E’ SOLO LA FINE DEL MONDO - Xavier Dolan
Pirandello scrisse da qualche parte (non ricordo più dove) che la morte genera mestizia nei vivi solo perché i morti non possono più dare realtà ai vivi. Cade con essa ogni illusione, i vivi possono continuare a dare realtà a chi se ne è andato, ma non può mai accadere il contrario. Di questo si è realmente infelici quando uno muore: esso non può più pensarci. L'altro non può più darci realtà.
Allora forse il pensiero più naturale quando uno si accorge di dover morire presto, è forse quello di scoprire ancora qualcosa di se stesso attraverso lo sguardo degli altri.
Per Louis, drammaturgo e autore affermato, gli altri in questione, sono i familiari che lasciò dodici anni prima. La propria madre, una sorella, un fratello e la moglie di questi. Essi sono e rimangono gli altri.
L'universo disperante di Dolan è un big bang non più ricomponibile, gli altri sono e rimangono gli altri. E lo straniero che torna, porta su di sè la colpa primigenia e irredimibile dell'insolente distacco giovanile. Ma lo straniero tornato ha qualcosa da dire, deve annunciare qualcosa di importante, più volte è quasi sul punto di farlo. Come un racconto di Kafka, viviamo nell'attesa di questo messaggio che non arriverà mai nelle mani dei destinatari, continui rimandi e ostacoli si frappongono alla sua enunciazione.
Louis è tornato e vuole solo annunciare la sua morte imminente. Ma quelli, dopo dodici anni, sono cambiati, chi in meglio chi in peggio, non è questo l'importante, ma sono cambiati. E con loro è cambiata anche l'immagine che conservano del fratello. Tutti ne sono affetti, ma nessuno arriva a cogliere l'essenza vera e tormentata di Louis, ognuno ne possiede il simulacro di un corpo idealizzato, di un figliol prodigo, di un uomo su cui scaricare tutta la collera accumulata.

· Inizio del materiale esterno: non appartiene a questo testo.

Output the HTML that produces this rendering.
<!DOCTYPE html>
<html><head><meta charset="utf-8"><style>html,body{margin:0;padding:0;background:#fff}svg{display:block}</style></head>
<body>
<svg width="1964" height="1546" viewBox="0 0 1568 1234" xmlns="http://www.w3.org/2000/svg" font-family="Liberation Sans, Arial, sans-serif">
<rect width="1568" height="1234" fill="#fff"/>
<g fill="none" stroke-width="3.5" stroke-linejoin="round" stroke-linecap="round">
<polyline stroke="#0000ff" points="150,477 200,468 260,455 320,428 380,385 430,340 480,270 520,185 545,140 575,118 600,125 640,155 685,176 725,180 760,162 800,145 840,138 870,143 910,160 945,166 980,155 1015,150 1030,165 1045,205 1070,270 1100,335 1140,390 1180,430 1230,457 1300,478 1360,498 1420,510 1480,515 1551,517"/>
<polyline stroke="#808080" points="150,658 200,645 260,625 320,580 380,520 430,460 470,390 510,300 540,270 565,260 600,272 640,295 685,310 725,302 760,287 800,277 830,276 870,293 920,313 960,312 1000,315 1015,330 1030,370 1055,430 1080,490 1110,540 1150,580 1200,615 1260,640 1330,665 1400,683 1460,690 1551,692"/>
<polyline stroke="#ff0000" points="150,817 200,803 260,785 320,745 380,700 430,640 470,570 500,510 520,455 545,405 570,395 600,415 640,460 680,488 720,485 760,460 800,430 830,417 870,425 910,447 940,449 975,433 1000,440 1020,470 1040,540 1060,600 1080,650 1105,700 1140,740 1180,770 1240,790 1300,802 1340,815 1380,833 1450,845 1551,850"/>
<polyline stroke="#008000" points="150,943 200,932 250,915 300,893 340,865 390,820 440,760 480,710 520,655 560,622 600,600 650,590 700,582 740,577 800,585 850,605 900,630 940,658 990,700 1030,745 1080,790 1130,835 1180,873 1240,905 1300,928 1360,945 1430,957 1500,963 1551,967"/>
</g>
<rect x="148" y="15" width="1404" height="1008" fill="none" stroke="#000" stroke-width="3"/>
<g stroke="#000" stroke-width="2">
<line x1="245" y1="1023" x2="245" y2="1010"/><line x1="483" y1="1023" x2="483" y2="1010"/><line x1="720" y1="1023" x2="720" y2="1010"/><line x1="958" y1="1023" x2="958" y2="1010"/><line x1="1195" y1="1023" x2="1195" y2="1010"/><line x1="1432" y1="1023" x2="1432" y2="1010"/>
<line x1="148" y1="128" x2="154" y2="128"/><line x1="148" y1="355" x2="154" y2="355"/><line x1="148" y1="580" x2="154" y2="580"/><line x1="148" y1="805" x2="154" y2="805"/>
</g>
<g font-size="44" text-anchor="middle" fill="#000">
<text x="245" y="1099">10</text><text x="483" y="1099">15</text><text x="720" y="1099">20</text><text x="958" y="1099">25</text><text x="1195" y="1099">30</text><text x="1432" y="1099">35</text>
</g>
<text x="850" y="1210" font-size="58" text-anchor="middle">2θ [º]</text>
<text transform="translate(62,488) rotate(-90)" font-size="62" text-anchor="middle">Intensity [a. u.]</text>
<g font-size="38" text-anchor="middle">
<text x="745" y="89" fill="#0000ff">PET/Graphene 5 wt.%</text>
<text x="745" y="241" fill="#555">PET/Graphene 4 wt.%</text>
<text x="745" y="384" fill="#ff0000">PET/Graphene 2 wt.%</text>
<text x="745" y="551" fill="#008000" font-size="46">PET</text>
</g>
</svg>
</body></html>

Un uomo che un giorno se ne è andato e sa che deve ripagare il peso di una terribile assenza.
Tuttavia Louis non è più solo colui che se ne è andato anni fa, è anche il carico di proiezioni, aspirazioni, speranze e disillusioni che la sua assenza ha generato. Laodamia, avendo perduto il suo amato Protesilao sotto le mura di Troia, ne ricostruì le fattezze sotto forma di statua di cera. Gli uomini non si rassegnano a perdere i loro affetti, e danno forma alle proprie illusioni contro ogni principio di realtà. Dolan rappresenta in maniera perfetta l'incompatibilità e l'inadeguatezza di ogni possibile pacifica ricostruzione. Le illusioni falliscono sempre la loro prova con la realtà.
Sembra forse averne coscienza alla fine anche un vecchio/giovane uccello che riesce ad uscire dalla prigione dorata di un orologio a cucù che scandisce la monodia domestica. Per un attimo può volare liberamente, salvo poi rendersi conto, sbattendo contro nuove pareti, che il mondo è solo una prigione più grande.
E alla fine si muore sempre soli e in gabbia.